This blog forms the first in a new series in which we provide a glimpse of what our archives reveal about the history of REME trades.

Although the focus in this series of articles will be on the current eight REME trades, it is worth mentioning that some of the historic trades (in 1942 there were 59) are represented in the archives as well. This series of articles was inspired by the excellent piece entitled History of REME Trade Changes since its Formation in 1942, by the Museum’s former Pictorial Archivist Malcolm Heppolette, which appeared in the REME Journal, Issue No 22, 2011. We are not, therefore, attempting to write a detailed story about each trade (for which we would probably need a whole issue of The Craftsman to ourselves), but only to provide a selection of what we have in the archives relating to our trades.

We start off with armourers, gun fitters included, which were amalgamated into the armourer’s trade in 2001. All the material in our archives is donated, so unfortunately we may not have everything that there is about a particular subject. The archives holds official and personal collections, including, but not restricted to, documents, photographic material and drawings. These items reflect various aspects of life as a REME armourer. Although we are looking mainly at the paper (2D) material, the museum’s collections include objects too such as: tools, tool boxes, tool bags, badges, medals and more. All this material helps us to tell the stories of REME armourers around the world, from the Second World War right through to more recent times.

The following examples relating to the Second World War are from the official records in our archives such as war reports, operational diaries, and other material describing REME trades from the period.

The Armourer’s Quarterly Inspection Report for C Company, 1 Battalion Coldstream Guards, provides details of an inspection in June 1943, somewhere in the “Field” and lists the various weapons and their condition. A:2012.5588.

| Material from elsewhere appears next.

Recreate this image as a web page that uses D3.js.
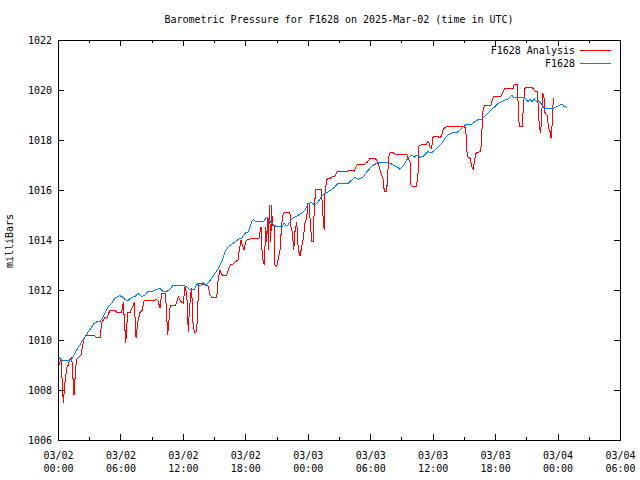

The Central Armourers’ Shop, Small Arms Section, Malta, in 1944. A:1962.0510.07.

An average of 1,100 jobs were turned out from this 5000 square foot workshop. The print is from a photograph album produced at the time to give a “rapid pictorial view of the activities of REME Malta”, hoping that it would be of interest to all units on the island and to the various branches of Command HQ.

REME armourers are included in a list of REME Personnel of 1 Airborne Division in Airlifts on Operation MARKET. The document forms part of an Appendix to the DEME’s (Director of Electrical and Mechanical Engineering) Report on REME activities in Operation MARKET.

REME Airborne Personnel, Op MARKET. E:08.0006.

We can learn more about the circumstances in which REME armourers served in Korea (1951-1953) from photographs such as the example which shows a mobile armourer’s workshop in Korea. The work of armourers in the 1950s is also demonstrated in a page from an Armourers’ Daily Job Book, 37 Rhine Workshop, BAOR (British Army of the Rhine), in two volumes. Volume I starts in 1944 and goes through to June 1952. Volume II continues on until December 1956. The jobs were listed over two pages per week, describing the types of weapons under repair as allocated per individual (including civilians), as well as the total production for the week of 9-15 December 1951.

Armourer’s Mobile Workshop Korea (E:13.1503.037) and Armourers’ Job Book December 1951 (A:1975.1398).

Armourers at work in a similar large static workshop of the BAOR during the 1960s, are shown in the below image.

Armourers in 23 Base Workshop, Wetter, working on MOBAT Recoilless Anti-Tank Guns. E:09.0166.06.

Service at home is depicted in these images from 27 Command Workshops, Warminster, also in the 1960s, showing a Browning .303 Machine Gun being repaired in the armourers’ shop and a unit photo of the Central Armourers’ Shop.

Repairing a Browning .303 Machine Gun at 27 Command Workshops, Warminster. E:09.0345.017.

Unit photograph of Central Armourers’ Workshop. E:09.0354.

Armourers’ personal collections provide a fascinating insight into the lives, careers and activities of the armourers who donated their material to the museum. The following photographs, which form part of these collections, depict activities such as maintenance, work on exercise and training during the 1970s-1990s.

Browning machine gun without barrel during assembly/disassembly (E:11.0862); Gun fitters on an M109 (E:11.0873); Armourer adjusting foresight of a 7.62 mm self-loading rifle in the armourers’ shop, 1 QLR LAD (E:11.0877).

Assembly and disassembly of General Purpose Machine Guns. E:11.0876.

These collections also include such items as notebooks, service papers, medals, objects and other memorabilia. The examples below are of a notebook used during training in the 1940s and a page from an armourer’s apprentice notebook.

Armourer’s Course Notebook Front Cover and Drawing (A:2012.5587) and a page from an Armourer Apprentice’s Notebook (E:08.0222).

This article will be published in The Craftsman on 1 February 2022. The series on REME Trades will be published both in the magazine and as blogs on the REME Museum Website.